Rates of change are tricky

Let me begin by saying that (a) we should all appreciate the effort that so many journalists are making to keep the public informed about the coronavirus pandemic; shifts of 10, 12, 14 hours and more are common (subscribe to your favorite news publications, people, be responsible!) (b) Commenting on graphics is easier than making those graphics. As a designer myself, I know how hard it is to navigate the many challenges and trade-offs visualization poses.

This said, I often ponder how we can make visualizations more approachable and understandable. Take the following graph from this New York Times story:

The vertical position of the points on the line represents the percentage change of confirmed cases over the previous 7 days. There are other ways to show change—think of bars with arrowheads pointing up,—but they are clunkier. This graph, if you know how to read it, works fine: the goal is to bring those lines down to the +0% baseline, or close. This point is explained in the body of the story.

However, imagine the following realistic scenario: someone takes a screenshot of this graph and publishes it in social media, adding some personal comments, or wild inferences (1, 2). I wonder whether graphs like this, when isolated from what surrounded them originally, might make some readers reach dubious conclusions or feel too optimistic and confident (“most lines are going down! You're all overreacting! Time to stop worrying and go back to work!”)

Those readers would be missing a crucial point: a 33% increase (line is low) is, in general, better than a 80% one (line is high) indeed, but we need to know more.

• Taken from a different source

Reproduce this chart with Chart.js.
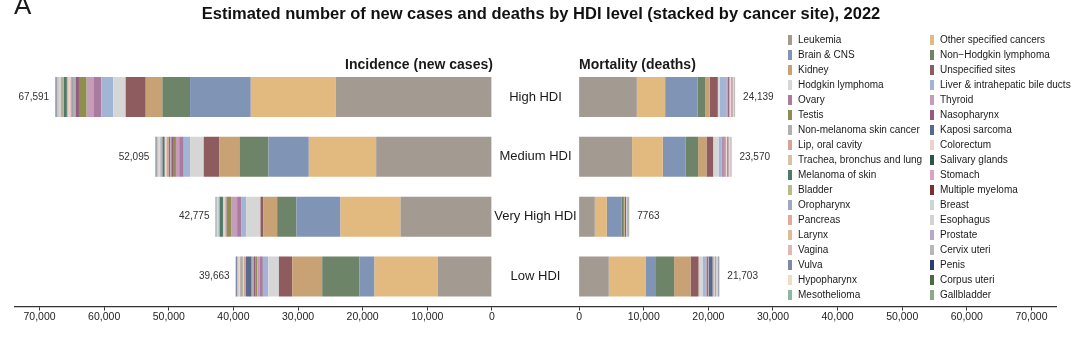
<!DOCTYPE html>
<html>
<head>
<meta charset="utf-8">
<script src="https://cdn.jsdelivr.net/npm/chart.js@4.4.1/dist/chart.umd.min.js"></script>
<style>
  body { margin: 0; background: #fff; font-family: "Liberation Sans", Arial, sans-serif; }
  #wrap { position: relative; width: 1080px; height: 337px; }
  #legend {
    position: absolute; left: 788px; top: 32px;
    display: grid; grid-template-columns: 142px 150px; grid-auto-rows: 15px;
    font-size: 10px; color: #1a1a1a;
  }
  .item { display: flex; align-items: center; white-space: nowrap; }
  .sw { width: 4px; height: 10px; margin-right: 6px; flex: none; }
</style>
</head>
<body>
<div id="wrap">
  <canvas id="chart" width="1080" height="337"></canvas>
  <div id="legend"></div>
</div>
<script>
const mainTitle = "Estimated number of new cases and deaths by HDI level (stacked by cancer site), 2022";
const panelTitles = ["Incidence (new cases)", "Mortality (deaths)"];
const categories = ["High HDI", "Medium HDI", "Very High HDI", "Low HDI"];

const incTotalLabels = ["67,591", "52,095", "42,775", "39,663"];
const mortTotalLabels = ["24,139", "23,570", "7763", "21,703"];

const tickValues = [0, 10000, 20000, 30000, 40000, 50000, 60000, 70000];

// sites in stacking / legend order
const sites = [
  "Leukemia", "Other specified cancers", "Brain & CNS", "Non\u2212Hodgkin lymphoma",
  "Kidney", "Unspecified sites", "Hodgkin lymphoma", "Liver & intrahepatic bile ducts",
  "Ovary", "Thyroid", "Testis", "Nasopharynx",
  "Non-melanoma skin cancer", "Kaposi sarcoma", "Lip, oral cavity", "Colorectum",
  "Trachea, bronchus and lung", "Salivary glands", "Melanoma of skin", "Stomach",
  "Bladder", "Multiple myeloma", "Oropharynx", "Breast",
  "Pancreas", "Esophagus", "Larynx", "Prostate",
  "Vagina", "Cervix uteri", "Vulva", "Penis",
  "Hypopharynx", "Corpus uteri", "Mesothelioma", "Gallbladder"
];
const siteColors = [
  "#a39a92", "#e2b97f", "#8094b5", "#6e8468",
  "#c8a274", "#8e5b5e", "#d6d6d6", "#a3b5d4",
  "#a97b9e", "#c69cba", "#8e8f4f", "#955a80",
  "#b0b0b0", "#58698a", "#d4a39a", "#ebd2ce",
  "#d6c3a3", "#2e5446", "#4d7a66", "#dda3c6",
  "#b8bc86", "#7a2f35", "#a0a8c3", "#c8d7cf",
  "#e2a89a", "#d3d3d3", "#ddbb94", "#b5a8c8",
  "#ddb8b4", "#b8b8b8", "#7c8aa8", "#2c3e6e",
  "#eedcc6", "#4a6a44", "#8fb5a5", "#8fa88a"
];

// incidence by site, one array per HDI level
const incHigh = [24150, 13160, 9400, 4280, 2580, 3100, 1910, 1860, 1135, 1135, 1190, 520,
  410, 80, 300, 280, 200, 120, 450, 100, 90, 100, 100, 180, 60, 70, 60, 60, 70, 120, 60, 50, 40, 70, 30, 71];
const incMedium = [17910, 10420, 6240, 4490, 3100, 2430, 2120, 980, 700, 500, 460, 250,
  200, 150, 385, 180, 120, 90, 260, 90, 70, 70, 70, 140, 50, 70, 50, 50, 60, 120, 50, 40, 30, 60, 30, 60];
const incVeryHigh = [14140, 9290, 6810, 2990, 2170, 410, 2220, 775, 620, 930, 670, 60,
  150, 20, 80, 180, 60, 50, 500, 40, 40, 30, 40, 160, 30, 15, 20, 30, 15, 80, 15, 15, 10, 60, 10, 40];
const incLow = [8360, 9800, 2320, 5780, 4640, 2060, 1650, 830, 510, 360, 310, 250,
  300, 880, 333, 150, 60, 80, 60, 60, 60, 40, 40, 120, 30, 80, 40, 40, 50, 120, 50, 80, 20, 40, 20, 40];

// mortality by site
const mortHigh = [8930, 4380, 5000, 1240, 670, 1240, 310, 1030, 150, 40, 60, 150,
  40, 30, 80, 120, 80, 20, 60, 70, 20, 50, 20, 60, 30, 30, 20, 20, 20, 70, 10, 10, 10, 20, 10, 39];
const mortMedium = [8200, 4750, 3560, 1910, 1290, 1030, 830, 520, 150, 30, 60, 160,
  60, 60, 110, 110, 70, 30, 80, 70, 25, 50, 25, 70, 30, 50, 25, 25, 25, 80, 15, 15, 15, 25, 10, 5];
const mortVeryHigh = [2430, 1860, 2320, 310, 150, 180, 60, 100, 40, 10, 20, 20,
  10, 5, 20, 40, 20, 8, 50, 15, 5, 15, 5, 15, 10, 5, 5, 5, 5, 10, 2, 2, 2, 5, 2, 2];
const mortLow = [4590, 5680, 1500, 2940, 2530, 1240, 620, 460, 150, 30, 60, 180,
  80, 600, 180, 110, 40, 50, 40, 50, 30, 30, 30, 60, 20, 70, 20, 20, 30, 90, 30, 60, 10, 20, 10, 43];

const incByLevel = [incHigh, incMedium, incVeryHigh, incLow];
const mortByLevel = [mortHigh, mortMedium, mortVeryHigh, mortLow];

// gap between the two panels (in data units) and half-width of each panel
const GAP = 13500;
const SPAN = 73800;

const FONT = '"Liberation Sans", Arial, sans-serif';
Chart.defaults.font.family = FONT;
Chart.defaults.color = "#222";

const sum = (arr) => arr.reduce((a, b) => a + b, 0);

// datasets: invisible offset pushes the mortality panel right of the gap
const datasets = [{
  label: "_offset",
  data: categories.map(() => GAP),
  backgroundColor: "rgba(0,0,0,0)",
  stack: "s"
}];
sites.forEach((name, j) => {
  datasets.push({
    label: name,
    data: incByLevel.map(lv => -lv[j]),
    backgroundColor: siteColors[j],
    stack: "s"
  });
});
sites.forEach((name, j) => {
  datasets.push({
    label: name + " (deaths)",
    data: mortByLevel.map(lv => lv[j]),
    backgroundColor: siteColors[j],
    stack: "s"
  });
});

const labelsPlugin = {
  id: "hdiLabels",
  afterDatasetsDraw(chart) {
    const { ctx, chartArea } = chart;
    const xs = chart.scales.x, ys = chart.scales.y;
    const x0L = xs.getPixelForValue(0);
    const x0R = xs.getPixelForValue(GAP);
    const xMid = xs.getPixelForValue(GAP / 2);

    ctx.save();
    ctx.fillStyle = "#1a1a1a";

    // panel tag
    ctx.font = `26px ${FONT}`;
    ctx.textAlign = "left";
    ctx.textBaseline = "alphabetic";
    ctx.fillText("A", 14, 14);

    // main title
    ctx.textBaseline = "middle";
    ctx.font = `bold 16.5px ${FONT}`;
    ctx.textAlign = "center";
    ctx.fillStyle = "#111";
    ctx.fillText(mainTitle, 541, 14);

    // panel titles
    ctx.fillStyle = "#1a1a1a";
    ctx.font = `bold 14px ${FONT}`;
    ctx.textAlign = "right";
    ctx.fillText(panelTitles[0], x0L + 1, chartArea.top - 2);
    ctx.textAlign = "left";
    ctx.fillText(panelTitles[1], x0R, chartArea.top - 2);

    categories.forEach((cat, i) => {
      const y = ys.getPixelForValue(i);
      ctx.font = `13px ${FONT}`;
      ctx.textAlign = "center";
      ctx.fillStyle = "#1a1a1a";
      ctx.fillText(cat, xMid, y);

      ctx.font = `10px ${FONT}`;
      ctx.fillStyle = "#333";
      ctx.textAlign = "right";
      ctx.fillText(incTotalLabels[i], xs.getPixelForValue(-sum(incByLevel[i])) - 6, y);
      ctx.textAlign = "left";
      ctx.fillText(mortTotalLabels[i], xs.getPixelForValue(GAP + sum(mortByLevel[i])) + 8, y);
    });
    ctx.restore();
  }
};

new Chart(document.getElementById("chart"), {
  type: "bar",
  data: { labels: categories, datasets },
  options: {
    indexAxis: "y",
    responsive: false,
    animation: false,
    events: [],
    layout: { padding: { left: 15, right: 24, top: 67, bottom: 14 } },
    datasets: { bar: { barPercentage: 0.667, categoryPercentage: 1, borderWidth: 0 } },
    plugins: {
      legend: { display: false },
      tooltip: { enabled: false },
      title: { display: false }
    },
    scales: {
      y: { type: "category", stacked: true, display: false },
      x: {
        type: "linear",
        stacked: true,
        min: -SPAN,
        max: GAP + SPAN,
        afterBuildTicks: (scale) => {
          const left = tickValues.slice().reverse().map(v => ({ value: -v }));
          const right = tickValues.map(v => ({ value: GAP + v }));
          scale.ticks = left.concat(right);
        },
        ticks: {
          autoSkip: false,
          maxRotation: 0,
          padding: 1,
          color: "#222",
          font: { size: 10.5, lineHeight: 1 },
          callback: (v) => {
            const n = v <= 0 ? -v : v - GAP;
            return n.toLocaleString("en-US");
          }
        },
        grid: { drawOnChartArea: false, drawTicks: true, tickLength: 4, color: "#333", lineWidth: 1 },
        border: { display: true, color: "#333", width: 1.3 }
      }
    }
  },
  plugins: [labelsPlugin]
});

// legend (row-wise, two columns)
const legendEl = document.getElementById("legend");
sites.forEach((name, j) => {
  const item = document.createElement("div");
  item.className = "item";
  item.innerHTML = `<span class="sw" style="background:${siteColors[j]}"></span><span></span>`;
  item.lastChild.textContent = name;
  legendEl.appendChild(item);
});
</script>
</body>
</html>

Prior conditions matter. At the beginning of the chart, the curves are pretty high probably because those are the early stages of each outbreak; few cases were detected. If a city begins with 10 confirmed cases, and later detects 8 more, for a total of 18, it has an 80% increase.

But if we already have many confirmed cases, for instance 1,000, and later we end up with 1,300, we've experienced an increase of +33%. It is better to have +33% than +80%, as it might mean* we're stretching the time it takes cumulative confirmed cases to double or triple—we're flattening the curve, as we say these days—but readers shouldn't ignore other facts. Even a “tiny” 10% increase, if experienced when you're already dealing with tens of thousands of infections, may be catastrophic: hospitals could be even more overwhelmed, leading to more deaths. Think of the situation in Lombardy.

The NYT story contains another graphic comparing rates of change with confirmed cases per thousand people but, as the Times journalists themselves acknowledge, it's “hard to read”:

What to do? It's tricky. Maybe to show more and explain more, as I've suggested before? The New York Times is doing a good job. The body of the story thoroughly explains the pros and cons of these graphics, what they show and what they don't show.

What I fear, though, is that it's too easy to read charts like these while ignoring their footnotes, or to detach the charts from their context. I wonder whether we should produce animated explanations or have presenters explain our visualizations more often, so readers won't be able to separate visuals from their context and annotations. Mediators play an important role.

(* I wrote “might” because confirmed cases aren't total cases. In the U.S. at least, these charts might be showing, at least in part, the increasing availability of testing. Also, in this pet example I'm not considering other factors, such as the number of recoveries.)